Bekannt ist, dass in den Pflegegeldstufen 1 und 2 aus den in a) angeführten Grün­den wenig Leistungen extern zugekauft werden. Es ist davon auszugehen, dass diese Leistungen von Nachbarn und Angehörigen erbracht werden und das Pflege-geld der Entschädigung für den Pflegeaufwand dient. Ein Wegfall des Pflegegeldes bzw. ein fehlender Anspruch auf Pflegegeld würde daher die Erbringung dieser familiären Pflegeleistungen massiv gefährden.

 

III. Empfehlungen zur Novellierung des Bundespflegegeldgesetzes

 

Die in Punkt II. diskutierten Maßnahmen sind grundsätzlich abzulehnen, da die zu erwartenden Folgen, mithin der Armutsgefährdung bedeuten, dass Österreich säumig bezüglich der Umsetzung der UN-Behindertenrechtskonvention würde, insbesondere betreffend

 

 

 

-      Artikel 19: Recht auf selbstbestimmtes Leben

-      Artikel 28: Recht auf angemessenen Lebensstandard und soziale Sicherheit

-      Artikel 29 und 30: Recht auf gesellschaftliche Teilhabe

 

Ferner wird ausdrücklich darauf hingewiesen, dass Armut bzw.

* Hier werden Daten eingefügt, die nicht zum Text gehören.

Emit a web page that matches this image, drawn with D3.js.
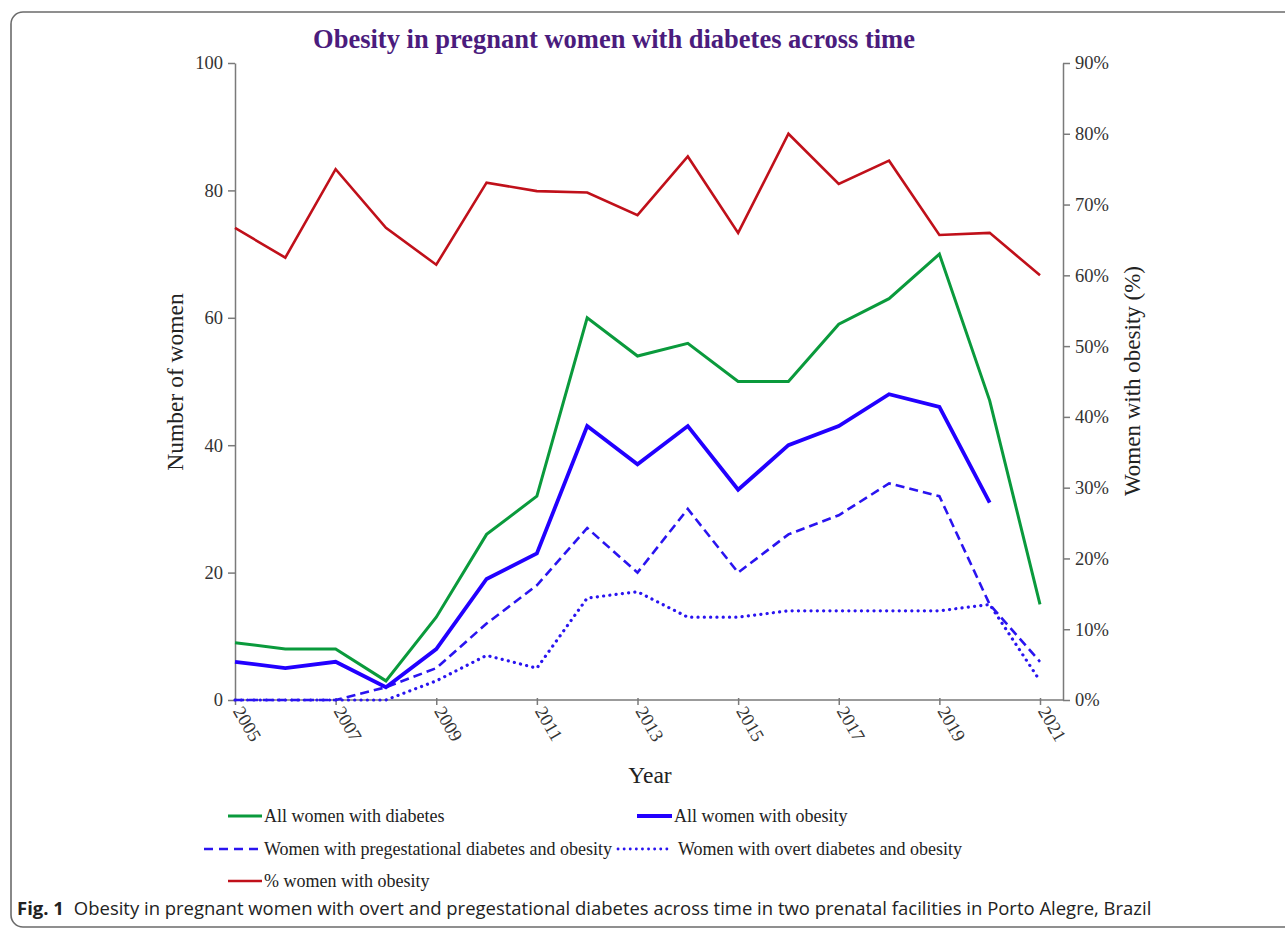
<!DOCTYPE html>
<html>
<head>
<meta charset="utf-8">
<script src="https://cdn.jsdelivr.net/npm/d3@7/dist/d3.min.js"></script>
<style>
  html, body { margin: 0; padding: 0; background: #fff; }
  svg { display: block; }
</style>
</head>
<body>
<svg id="chart" width="1285" height="929"></svg>
<script>
// ---- data ----
const years = [2005,2006,2007,2008,2009,2010,2011,2012,2013,2014,2015,2016,2017,2018,2019,2020,2021];
const allDiabetes   = [9,8,8,3,13,26,32,60,54,56,50,50,59,63,70,47,15];
const allObesity    = [6,5,6,2,8,19,23,43,37,43,33,40,43,48,46,31,null];
const pregestObese  = [0,0,0,2,5,12,18,27,20,30,20,26,29,34,32,15,6];
const overtObese    = [0,0,0,0,3,7,5,16,17,13,13,14,14,14,14,15,3];
const pctObese      = [66.7,62.5,75.0,66.7,61.5,73.1,71.9,71.7,68.5,76.8,66.0,80.0,72.9,76.2,65.7,66.0,60.0];
const leftTicks  = [0,20,40,60,80,100];
const rightTicks = [0,10,20,30,40,50,60,70,80,90];
const xTicks = [2005,2007,2009,2011,2013,2015,2017,2019,2021];
const titleText = "Obesity in pregnant women with diabetes across time";
const captionBold = "Fig. 1";
const captionText = "Obesity in pregnant women with overt and pregestational diabetes across time in two prenatal facilities in Porto Alegre, Brazil";
const legendLabels = ["All women with diabetes","All women with obesity","Women with pregestational diabetes and obesity","Women with overt diabetes and obesity","% women with obesity"];

const svg = d3.select("#chart");
const serif = "'Liberation Serif','Times New Roman',serif";

// frame
svg.append("rect").attr("x",11).attr("y",12).attr("width",1300).attr("height",915)
  .attr("rx",12).attr("fill","none").attr("stroke","#6b6b6b").attr("stroke-width",1.6);

const x = d3.scaleLinear().domain([2005,2021]).range([235,1040]);
const yL = d3.scaleLinear().domain([0,100]).range([700,63]);
const yR = d3.scaleLinear().domain([0,90]).range([700,63]);
const xRightAxis = 1063;

// title
svg.append("text").attr("x",614).attr("y",48).attr("text-anchor","middle")
  .attr("font-family",serif).attr("font-weight","bold").attr("font-size",26.5)
  .attr("fill","#4b1c7d").text(titleText);

const axisColor = "#7a7a7a";
const textColor = "#333";

// left axis
const gL = svg.append("g").attr("transform","translate(235,0)")
  .call(d3.axisLeft(yL).tickValues(leftTicks).tickSize(7).tickSizeOuter(0));
gL.select(".domain").attr("stroke",axisColor).attr("stroke-width",1.5);
gL.selectAll(".tick line").attr("stroke",axisColor).attr("stroke-width",1.5);
gL.selectAll(".tick text").attr("font-family",serif).attr("font-size",18.5).attr("fill",textColor).attr("x",-12);

// right axis
const gR = svg.append("g").attr("transform",`translate(${xRightAxis},0)`)
  .call(d3.axisRight(yR).tickValues(rightTicks).tickSize(7).tickSizeOuter(0).tickFormat(d => d + "%"));
gR.select(".domain").attr("stroke",axisColor).attr("stroke-width",1.5);
gR.selectAll(".tick line").attr("stroke",axisColor).attr("stroke-width",1.5);
gR.selectAll(".tick text").attr("font-family",serif).attr("font-size",18.5).attr("fill",textColor).attr("x",12);

// x axis
svg.append("line").attr("x1",235).attr("x2",xRightAxis).attr("y1",700).attr("y2",700)
  .attr("stroke",axisColor).attr("stroke-width",1.5);
const gX = svg.append("g").attr("transform","translate(0,700)")
  .call(d3.axisBottom(x).tickValues(xTicks).tickSize(5).tickFormat(d3.format("d")));
gX.select(".domain").remove();
gX.selectAll(".tick line").attr("stroke",axisColor).attr("stroke-width",1.5).attr("y1",-2);
gX.selectAll(".tick text").attr("font-family",serif).attr("font-size",18.5).attr("fill",textColor)
  .attr("text-anchor","start").attr("y",0).attr("dy",0)
  .attr("transform","translate(-3,11) rotate(60)");

// axis titles
svg.append("text").attr("transform","translate(183,382) rotate(-90)").attr("text-anchor","middle")
  .attr("font-family",serif).attr("font-size",23.5).attr("fill","#222").text("Number of women");
svg.append("text").attr("transform","translate(1140,381) rotate(-90)").attr("text-anchor","middle")
  .attr("font-family",serif).attr("font-size",23).attr("fill","#222").text("Women with obesity (%)");
svg.append("text").attr("x",650).attr("y",783).attr("text-anchor","middle")
  .attr("font-family",serif).attr("font-size",23.5).attr("fill","#222").text("Year");

// series
const series = [
  {vals: overtObese, y: yL, color:"#2a14f0", w:3.2, dash:"0.1,6.2", cap:"round"},
  {vals: pregestObese, y: yL, color:"#2a14f0", w:2.6, dash:"9,5", cap:"butt"},
  {vals: allObesity, y: yL, color:"#2200ff", w:3.8, dash:null, cap:"butt"},
  {vals: allDiabetes, y: yL, color:"#0a9a3c", w:3, dash:null, cap:"butt"},
  {vals: pctObese, y: yR, color:"#c0101a", w:2.6, dash:null, cap:"butt"}
];
series.forEach(s => {
  const line = d3.line().defined(d => d[1] !== null)
    .x(d => x(d[0])).y(d => s.y(d[1]));
  svg.append("path").datum(years.map((yr,i) => [yr, s.vals[i]]))
    .attr("d", line).attr("fill","none").attr("stroke",s.color)
    .attr("stroke-width",s.w).attr("stroke-linejoin","miter")
    .attr("stroke-linecap",s.cap)
    .attr("stroke-dasharray", s.dash);
});

// legend
const legendItems = [
  {label: legendLabels[0], x1:228, x2:262, tx:264, y:816, color:"#0a9a3c", w:3, dash:null, cap:"butt"},
  {label: legendLabels[1], x1:637, x2:672, tx:674, y:816, color:"#2200ff", w:3.8, dash:null, cap:"butt"},
  {label: legendLabels[2], x1:204, x2:262, tx:264, y:849, color:"#2a14f0", w:2.4, dash:"9,6", cap:"butt"},
  {label: legendLabels[3], x1:618, x2:672, tx:678, y:849, color:"#2a14f0", w:2.8, dash:"0.1,6", cap:"round"},
  {label: legendLabels[4], x1:228, x2:262, tx:264, y:881, color:"#c0101a", w:2.6, dash:null, cap:"butt"}
];
legendItems.forEach(it => {
  svg.append("line").attr("x1",it.x1).attr("x2",it.x2).attr("y1",it.y).attr("y2",it.y)
    .attr("stroke",it.color).attr("stroke-width",it.w).attr("stroke-dasharray",it.dash)
    .attr("stroke-linecap",it.cap);
  svg.append("text").attr("x",it.tx).attr("y",it.y+6).attr("font-family",serif)
    .attr("font-size",18).attr("fill","#222").text(it.label);
});

// caption
const cap = svg.append("text").attr("x",17).attr("y",915)
  .attr("font-family","'Open Sans','Noto Sans',sans-serif").attr("font-size",18).attr("fill","#222");
cap.append("tspan").attr("font-weight","bold").text(captionBold);
cap.append("tspan").attr("dx",10).text(captionText);
// fit caption width to reference span
const bw = cap.node().getBBox().width;
const target = 1135;
cap.attr("font-size", 18 * target / bw);
</script>
</body>
</html>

Armutsgefährdung in den Sozialwissenschaften als signifikanter Prädiktor für weitere ungünstige Lebensumstände etabliert ist. Hier ist insbesondere auf den Zusammenhang zwischen Armutsgefährdung und deren negativer Einfluss auf Gesundheit sowie Armutsgefährdung und deren negativer Einfluss auf Erwerbschancen zu verweisen.

Folglich ist aus volkswirtschaftlicher Sichtweise anzumerken, dass die prognos­tizierten Einsparungen im Ausmaß von Euro 20 – 30 Mio. pro Jahr durch die einhergehend erhöhte Armutsgefährdung von ca. 10 – 15% der österreichischen Bevölkerung (d.h. PflegegeldbezieherInnen und deren Angehörige) zu effektiven Mehrkosten in anderen Bereichen des Sozialsystems führen können, sodass mittel- und langfristig davon auszugehen ist, dass die gegenständliche Novelle sowohl eine Mehrbelastung Betroffener als auch des Haushaltsbudgets zur Folge haben würde.

Der Behindertenanwalt empfiehlt daher, neben den fiskalpolitischen Ausführungen zur Gesetzesnovelle darüber hinaus sozialpolitische und volkswirtschaftliche Überlegungen in Erwägung zu ziehen, um im Sinne der UN-Konvention über die Rechte von Menschen mit Behinderungen das Bundespflegegeldgesetz dahin­gehend zu novellieren, sodass

  1. der Zugang zu den formalen Pflegegeldstufen den tatsächlichen Pflegebedarf repräsentiert,
  2. die Höhe des Pflegegeldes durch eine laufende, jährliche Valorisierung auch zukünftig den tatsächlichen Kosten professioneller Pflegeleistungen ent­spricht, sodass Menschen mit Behinderungen im Sinne der selbstbestimmten Lebensführung frei über die Art der konsumierten Leistung entscheiden können.

Sollte aus diesen Maßnahmen weiterer Deckungsbedarf des Pflegegeldsystems erwachsen, so wird eine Prüfung anderer, ressortgebundener Finanzierungsmöglich­keiten angeregt. Insbesondere wird in diesem Zusammenhang auf die bevor­stehende Evaluierung der Lockerung des erhöhten Kündigungsschutzes und der Prüfung der Steuerungseffekte durch eine Erhöhung der Ausgleichstaxen verwiesen.

 

Zusammenfassend lehnt die Behindertenanwaltschaft die geplanten weiteren Zugangserschwernisse ab und erachtet die Valorisierung zwar als begrüßenswerten ersten Schritt, insgesamt aber als unzureichend.